Es war ein ungleicher Kampf: Sacharow, der scheinbar Machtlose, gegen die Allmacht von Staatsführung, Partei und Geheimdienst. Er wußte, auch sein Ansehen als Wissenschaftler, sein Ruf im Ausland als geistiger Führer des Dissi-dententums, konnten ihn auf Dauer nicht vor dem Zugriff der Obrigkeit schützen. Doch er lebte nach dem von ihm wiederholt zitierten Tschechow-Satz: „Wir müssen die Furcht aus uns herauspressen -Tropfen für Tropfen.“ Jedes Jahr zog Sacharow an der Spitze seiner kleinen Gefolgschaft von Unerschrockenen am „Tag der Verfassung“ zum Moskauer Puschkin-Denkmal, um schweigend für Ge-

(Votava)

fangene und Lagerhäftlinge zu demonstrieren.

Bei einer dieser Demonstrationen lernte ich Sacharow Anfang der siebziger Jahre kennen. Ich suchte ihn wiederholt in der kleinen, stets vom KGB bewachten Wohnung nahe dem Kursker Bahnhof auf, die zur Beratungsstelle für Hilfesuchende, zur Informationszentrale für Auslandsjournalisten über Menschenrechtsverletzungen geworden war. Zuletzt traf ich ihn 1978 bei den Schauprozessen gegen die Dissidenten Schtscharanski, Ginsburg und Orlow.

Wie vielen anderen fiel es auch mir schwer zu glauben, daß dieser außerordentlich bescheidene, äußerlich unscheinbare und dem Anschein nach weltverlorene Mann die Härte und den Mut besaß, es mit den Mächtigsten in seinem Staat aufzunehmen. Freilich ging die öffentliche Diffamierung („Verräter“, „Nestbeschmutzer“, „Handlanger der Kapitalismus“), besonders lautstark nach der Verleihung des Friedensnobelpreises an Sacharow, ebensowenig spurlos an dem Wissenschaftler vorbei wie die wiederholten Anpöbelungen gegen seine Frau Jelena Bonner, und die Schikanen der Obrigkeit gegen Verwandte.

Nach Protesten gegen den Einmarsch der Roten Armee in Afghanistan wurde Sacharow ins geschlossene Gorki verbannt. Es folgten sieben Jahre der Isolation, der Entbehrung, geistigen Folter, der Hungerstreiks - nicht um sich, sondern um anderen zu helfen -und der lebensgefährdenden Herzanfälle.
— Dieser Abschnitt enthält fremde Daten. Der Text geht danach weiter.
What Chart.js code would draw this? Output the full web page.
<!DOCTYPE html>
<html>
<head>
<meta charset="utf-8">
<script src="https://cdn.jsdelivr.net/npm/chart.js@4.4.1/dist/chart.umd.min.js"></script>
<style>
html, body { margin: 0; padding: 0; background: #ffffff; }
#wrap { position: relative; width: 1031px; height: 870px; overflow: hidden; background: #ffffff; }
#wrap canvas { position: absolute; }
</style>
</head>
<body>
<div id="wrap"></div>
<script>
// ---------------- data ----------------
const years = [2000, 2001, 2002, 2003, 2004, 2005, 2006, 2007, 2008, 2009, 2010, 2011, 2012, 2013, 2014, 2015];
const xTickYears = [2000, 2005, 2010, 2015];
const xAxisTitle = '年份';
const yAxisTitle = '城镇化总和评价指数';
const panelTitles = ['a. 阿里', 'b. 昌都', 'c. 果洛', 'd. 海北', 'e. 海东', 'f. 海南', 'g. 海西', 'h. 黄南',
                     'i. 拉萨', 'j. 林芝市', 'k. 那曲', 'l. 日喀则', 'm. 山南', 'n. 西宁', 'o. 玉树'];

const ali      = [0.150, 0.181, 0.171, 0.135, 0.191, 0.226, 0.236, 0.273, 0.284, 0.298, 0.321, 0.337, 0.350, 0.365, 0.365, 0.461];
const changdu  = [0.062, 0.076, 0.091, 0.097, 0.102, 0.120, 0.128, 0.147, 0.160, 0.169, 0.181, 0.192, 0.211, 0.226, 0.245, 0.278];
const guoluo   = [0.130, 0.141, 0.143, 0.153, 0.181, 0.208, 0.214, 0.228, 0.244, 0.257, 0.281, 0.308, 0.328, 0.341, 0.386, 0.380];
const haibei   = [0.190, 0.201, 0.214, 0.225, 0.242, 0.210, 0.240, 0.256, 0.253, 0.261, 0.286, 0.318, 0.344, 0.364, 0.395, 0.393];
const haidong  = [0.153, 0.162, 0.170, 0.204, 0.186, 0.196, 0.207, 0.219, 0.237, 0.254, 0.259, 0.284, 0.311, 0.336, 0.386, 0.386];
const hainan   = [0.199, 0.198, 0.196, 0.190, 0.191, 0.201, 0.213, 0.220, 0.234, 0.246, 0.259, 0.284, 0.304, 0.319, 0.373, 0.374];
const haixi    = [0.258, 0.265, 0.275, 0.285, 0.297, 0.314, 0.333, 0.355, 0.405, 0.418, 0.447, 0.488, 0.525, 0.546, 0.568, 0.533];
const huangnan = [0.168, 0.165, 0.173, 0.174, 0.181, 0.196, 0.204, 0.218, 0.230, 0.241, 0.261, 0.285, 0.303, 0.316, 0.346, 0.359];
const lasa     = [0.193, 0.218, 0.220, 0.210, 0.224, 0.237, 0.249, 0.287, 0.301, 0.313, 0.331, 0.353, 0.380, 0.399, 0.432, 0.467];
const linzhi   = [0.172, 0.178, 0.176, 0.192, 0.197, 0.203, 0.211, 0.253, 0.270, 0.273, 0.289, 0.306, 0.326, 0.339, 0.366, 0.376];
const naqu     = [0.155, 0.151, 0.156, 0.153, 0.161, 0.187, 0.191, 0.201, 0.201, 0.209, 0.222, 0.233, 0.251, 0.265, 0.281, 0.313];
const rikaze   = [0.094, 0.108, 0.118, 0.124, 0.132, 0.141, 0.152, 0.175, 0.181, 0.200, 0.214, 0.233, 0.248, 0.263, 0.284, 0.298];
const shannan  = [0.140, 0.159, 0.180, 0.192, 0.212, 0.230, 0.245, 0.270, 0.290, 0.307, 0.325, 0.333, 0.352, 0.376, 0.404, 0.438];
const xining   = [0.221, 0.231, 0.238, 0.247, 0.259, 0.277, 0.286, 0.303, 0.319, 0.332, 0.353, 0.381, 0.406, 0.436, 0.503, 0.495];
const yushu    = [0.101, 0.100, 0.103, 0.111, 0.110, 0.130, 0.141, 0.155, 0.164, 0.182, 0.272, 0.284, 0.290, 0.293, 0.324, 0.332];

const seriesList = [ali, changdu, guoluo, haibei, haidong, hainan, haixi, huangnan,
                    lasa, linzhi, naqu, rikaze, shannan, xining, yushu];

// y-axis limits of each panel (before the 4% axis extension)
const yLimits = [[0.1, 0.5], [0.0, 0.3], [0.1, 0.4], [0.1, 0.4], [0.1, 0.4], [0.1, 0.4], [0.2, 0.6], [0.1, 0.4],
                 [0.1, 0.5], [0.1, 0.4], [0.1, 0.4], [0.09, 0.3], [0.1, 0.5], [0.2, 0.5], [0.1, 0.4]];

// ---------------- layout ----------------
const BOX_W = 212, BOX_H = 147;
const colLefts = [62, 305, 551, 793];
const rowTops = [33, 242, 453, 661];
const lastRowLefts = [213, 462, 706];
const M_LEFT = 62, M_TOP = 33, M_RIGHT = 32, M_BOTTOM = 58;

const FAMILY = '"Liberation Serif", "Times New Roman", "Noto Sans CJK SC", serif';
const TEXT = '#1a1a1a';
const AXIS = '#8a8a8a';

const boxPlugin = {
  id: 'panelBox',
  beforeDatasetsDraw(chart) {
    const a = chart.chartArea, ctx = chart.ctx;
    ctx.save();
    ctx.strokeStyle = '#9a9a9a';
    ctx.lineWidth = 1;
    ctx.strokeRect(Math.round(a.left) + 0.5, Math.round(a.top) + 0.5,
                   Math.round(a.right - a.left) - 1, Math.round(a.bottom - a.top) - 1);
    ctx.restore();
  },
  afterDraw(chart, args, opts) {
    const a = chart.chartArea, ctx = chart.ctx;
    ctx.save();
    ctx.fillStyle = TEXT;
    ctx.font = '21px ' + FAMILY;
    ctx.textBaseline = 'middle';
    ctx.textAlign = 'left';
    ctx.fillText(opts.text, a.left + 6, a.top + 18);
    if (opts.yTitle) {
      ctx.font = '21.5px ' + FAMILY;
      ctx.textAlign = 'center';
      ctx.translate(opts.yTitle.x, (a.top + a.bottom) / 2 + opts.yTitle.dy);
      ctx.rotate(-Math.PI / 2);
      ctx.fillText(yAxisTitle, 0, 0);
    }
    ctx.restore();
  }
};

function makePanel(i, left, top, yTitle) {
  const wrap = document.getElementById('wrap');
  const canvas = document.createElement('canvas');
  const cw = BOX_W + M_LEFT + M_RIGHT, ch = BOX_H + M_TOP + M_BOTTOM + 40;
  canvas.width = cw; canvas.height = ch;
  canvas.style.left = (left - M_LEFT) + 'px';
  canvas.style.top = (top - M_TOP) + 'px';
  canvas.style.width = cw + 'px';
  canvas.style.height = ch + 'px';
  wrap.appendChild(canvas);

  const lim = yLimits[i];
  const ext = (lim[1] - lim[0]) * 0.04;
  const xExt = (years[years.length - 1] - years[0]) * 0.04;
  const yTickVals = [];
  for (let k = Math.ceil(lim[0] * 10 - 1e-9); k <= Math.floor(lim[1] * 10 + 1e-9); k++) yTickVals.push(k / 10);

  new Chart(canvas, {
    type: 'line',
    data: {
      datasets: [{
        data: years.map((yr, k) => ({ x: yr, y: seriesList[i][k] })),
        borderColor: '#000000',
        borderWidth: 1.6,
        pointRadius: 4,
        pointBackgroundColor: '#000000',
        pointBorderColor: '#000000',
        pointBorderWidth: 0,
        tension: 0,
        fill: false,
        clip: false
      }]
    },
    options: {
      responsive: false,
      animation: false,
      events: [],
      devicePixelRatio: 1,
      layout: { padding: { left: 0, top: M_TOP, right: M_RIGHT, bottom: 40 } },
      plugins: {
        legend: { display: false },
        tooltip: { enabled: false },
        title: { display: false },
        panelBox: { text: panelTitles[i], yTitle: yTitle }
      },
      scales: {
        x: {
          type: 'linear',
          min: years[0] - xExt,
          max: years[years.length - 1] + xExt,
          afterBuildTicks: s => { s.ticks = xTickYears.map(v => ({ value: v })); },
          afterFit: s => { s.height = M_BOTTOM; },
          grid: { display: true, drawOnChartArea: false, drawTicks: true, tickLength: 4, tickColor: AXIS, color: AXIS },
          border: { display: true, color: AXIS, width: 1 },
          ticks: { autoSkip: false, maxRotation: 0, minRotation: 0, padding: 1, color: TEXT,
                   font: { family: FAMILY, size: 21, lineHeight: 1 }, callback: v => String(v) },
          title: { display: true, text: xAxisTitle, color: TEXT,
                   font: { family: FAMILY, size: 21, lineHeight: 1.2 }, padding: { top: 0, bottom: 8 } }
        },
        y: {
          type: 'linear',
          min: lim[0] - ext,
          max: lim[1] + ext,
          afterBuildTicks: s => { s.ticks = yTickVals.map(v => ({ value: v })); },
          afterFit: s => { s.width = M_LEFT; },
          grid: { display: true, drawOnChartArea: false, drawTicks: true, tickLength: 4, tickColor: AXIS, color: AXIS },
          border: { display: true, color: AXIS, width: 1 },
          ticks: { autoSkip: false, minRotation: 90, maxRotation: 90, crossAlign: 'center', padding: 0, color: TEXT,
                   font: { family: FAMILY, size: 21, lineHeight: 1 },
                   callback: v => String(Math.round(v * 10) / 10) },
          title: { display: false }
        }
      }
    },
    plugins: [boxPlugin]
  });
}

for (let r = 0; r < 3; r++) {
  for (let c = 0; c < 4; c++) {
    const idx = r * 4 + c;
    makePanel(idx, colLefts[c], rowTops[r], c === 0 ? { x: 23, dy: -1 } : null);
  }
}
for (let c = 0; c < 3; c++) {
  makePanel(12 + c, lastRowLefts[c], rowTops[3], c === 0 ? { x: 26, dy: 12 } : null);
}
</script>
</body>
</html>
Breschnew konnte seinen verhaßten Gegenspieler ins Exil schicken, nicht aber dessen Ideen und Ideale. Auch aus der Verbannung erhielt die Welt - selten zwar - seine Botschaft aus dem Untergrund von Gorki.

In dem berühmten Telefonat rief Kremlchef Michail Gorbatschow im Frühjahr 1986 den Geächteten persönlich nach Moskau zurück. Gorbatschow brauchte den Dissidenten, denn in Perestrojka ist wenig von Lenin, sehr viel aber von dem, wofür Sacharow gekämpft hat. Dem Leidensweg folgte der späte Triumph.
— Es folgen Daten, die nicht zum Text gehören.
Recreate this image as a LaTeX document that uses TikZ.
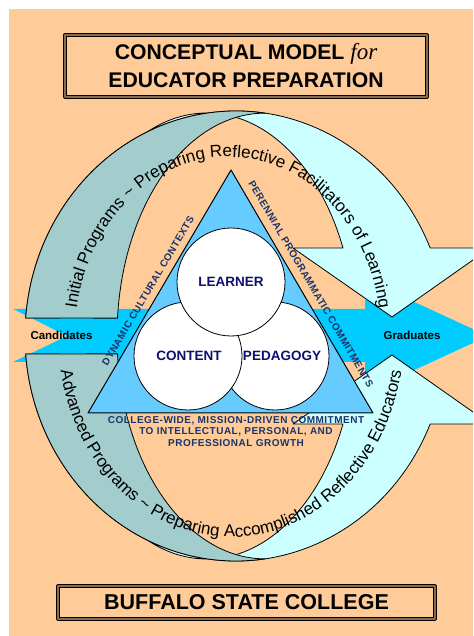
\documentclass[tikz,border=0pt]{standalone}
\usepackage{fontspec}
\setmainfont{Liberation Sans}
\newfontfamily\forfont{Liberation Serif}
\newfontfamily\edgefont[LetterSpace=5]{Liberation Sans}
\usetikzlibrary{calc,decorations.text}

\definecolor{ffcc99}{rgb}{1.,0.8,0.6}
\definecolor{a3cbcb}{rgb}{0.64,0.8,0.8}
\definecolor{ccffff}{rgb}{0.8,1.,1.}
\definecolor{qqccff}{rgb}{0.,0.8,1.}
\definecolor{triblue}{rgb}{0.4,0.8,1.}
\definecolor{navytext}{rgb}{0.06,0.06,0.44}
\definecolor{sidetext}{rgb}{0.1,0.2,0.42}
\definecolor{boxbrown}{rgb}{0.55,0.42,0.28}

\tikzset{
  ring/.style={line width=0.8pt, draw=black},
  framebox/.style={draw=black, line width=0.9pt, double=boxbrown, double distance=1.4pt, inner sep=0pt},
  venn/.style={circle, draw=black, line width=0.8pt, fill=white, minimum size=108pt, inner sep=0pt},
  venntext/.style={font=\bfseries\fontsize{13.5}{13.5}\selectfont, text=navytext, inner sep=0pt},
  edgetext/.style={font=\edgefont\bfseries\fontsize{10}{11.5}\selectfont, text=sidetext, inner sep=0pt},
  flowtext/.style={font=\bfseries\fontsize{11.5}{12}\selectfont, inner sep=0pt}
}

\begin{document}
\begin{tikzpicture}[line cap=round,line join=round,x=1pt,y=1pt]
				\useasboundingbox (0,0) rectangle (473,636);
				\clip (0,0) rectangle (473,636);
				\fill [ffcc99] (9,0) rectangle (473,627);
				\coordinate (c0) at (236,300);
				\coordinate (cl) at (207,300);
				\coordinate (ct) at (228,300);
				\coordinate (cb) at (231,300);
				%% candidates -> graduates
				\fill [qqccff] (13,327) -- (365,327) -- (365,336) -- (410,336) -- (488,300) -- (410,264) -- (365,264) -- (365,274) -- (13,274) -- (67,300) -- cycle;
				%% right halves with the arrow heads
				\draw [ring, fill=ccffff] ($(c0)+(23.02:211 and 225)$) arc [start angle=23.02, end angle=175.41, x radius=211pt, y radius=225pt]
					-- ($(cl)+(175.37:148 and 223)$) arc [start angle=175.37, end angle=23.24, x radius=148pt, y radius=223pt]
					-- (293,388) -- (392,319) -- (490,388) -- cycle;
				\draw [ring, fill=ccffff] ($(c0)+(-23.02:211 and 225)$) arc [start angle=-23.02, end angle=-175.41, x radius=211pt, y radius=225pt]
					-- ($(cl)+(-175.37:148 and 223)$) arc [start angle=-175.37, end angle=-23.24, x radius=148pt, y radius=223pt]
					-- (293,212) -- (392,281) -- (490,212) -- cycle;
				%% left halves
				\draw [ring, fill=a3cbcb] ($(c0)+(175.41:211 and 225)$) arc [start angle=175.41, end angle=82.1, x radius=211pt, y radius=225pt]
					arc [start angle=90, end angle=175.37, x radius=148pt, y radius=223pt] -- cycle;
				\draw [ring, fill=a3cbcb] ($(c0)+(184.59:211 and 225)$) arc [start angle=184.59, end angle=277.9, x radius=211pt, y radius=225pt]
					arc [start angle=270, end angle=184.63, x radius=148pt, y radius=223pt] -- cycle;
				\path [decorate, decoration={text along path, text align=center,
					text={|\fontsize{17}{17}\selectfont|Initial Programs {\textasciitilde} Preparing Reflective Facilitators of Learning}}]
					($(ct)+(170:153 and 179)$) arc [start angle=170, end angle=10, x radius=153pt, y radius=179pt];
				\path [decorate, decoration={text along path, text align=center,
					text={|\fontsize{17}{17}\selectfont|Advanced Programs {\textasciitilde} Preparing Accomplished Reflective Educators}}]
					($(cb)+(190:173 and 201)$) arc [start angle=190, end angle=350, x radius=173pt, y radius=201pt];
				\draw [line width=1.pt, fill=triblue] (231,466) -- (88,223) -- (373,223) -- cycle;
				\node [edgetext, rotate=59.5] (contexts) at (148,345) {DYNAMIC CULTURAL CONTEXTS};
				\node [edgetext, rotate=-59.7] (commitments) at (311,352) {PERENNIAL PROGRAMMATIC COMMITMENTS};
				\node [edgetext, align=center] (mission) at (236,204.5) {COLLEGE-WIDE, MISSION-DRIVEN COMMITMENT\\TO INTELLECTUAL, PERSONAL, AND\\PROFESSIONAL GROWTH};
				\node [venn] (pedagogy) at (275,280) {};
				\node [venn] (content) at (188,280) {};
				\node [venn] (learner) at (231,354) {};
				\node [venntext] (pedagogytext) at (282,280) {PEDAGOGY};
				\node [venntext] (contenttext) at (189,280) {CONTENT};
				\node [venntext] (learnertext) at (231,354) {LEARNER};
				\node [flowtext] (candidates) at (61.5,301) {Candidates};
				\node [flowtext] (graduates) at (412,301) {Graduates};
				\node [framebox, minimum width=362pt, minimum height=62pt, align=center,
					font=\bfseries\fontsize{21.2}{28}\selectfont] (title) at (246,570)
					{CONCEPTUAL MODEL {\forfont\mdseries\itshape\fontsize{23}{28}\selectfont for}\\EDUCATOR PREPARATION};
				\node [framebox, minimum width=377pt, minimum height=33pt,
					font=\bfseries\fontsize{21.5}{21.5}\selectfont] (college) at (246.5,33.5) {BUFFALO STATE COLLEGE};
\end{tikzpicture}
\end{document}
Wenn die Großen der Welt nach Moskau kamen, sprachen sie mit Gorbatschow, aber sie hörten auf Sacharow. Er war der erste, der in diesem Jahr vor dem neuen Parlament von Gorbatschow ans Rednerpult gebeten worden ist. Er lebte lange genug, um zu sehen, daß die von ihm gelegte Saat in anderen Nationen des Imperiums aufgegangen ist. Ernüchtert von Gorbatschow („Ein Staatsoberhaupt mit einer solchen Machtfülle in einem Ein-Partei-System ist purer Wahnsinn“) und vom schleppenden Fortgang der Demokratisierung enttäuscht, setzte der Politiker Sacharow zu neuen Initiativen an, um Pluralismus von Meinungen und Parteien zu erreichen.

Der Tod Sacharows hinterläßt in der demokratischen Opposition ein Vakuum, das keine andere Persönlichkeit zu füllen imstande ist. Aber das Vermächtnis des Toten, seine Ideale, die ihm wichtiger als das eigene Leben galten, leben weiter.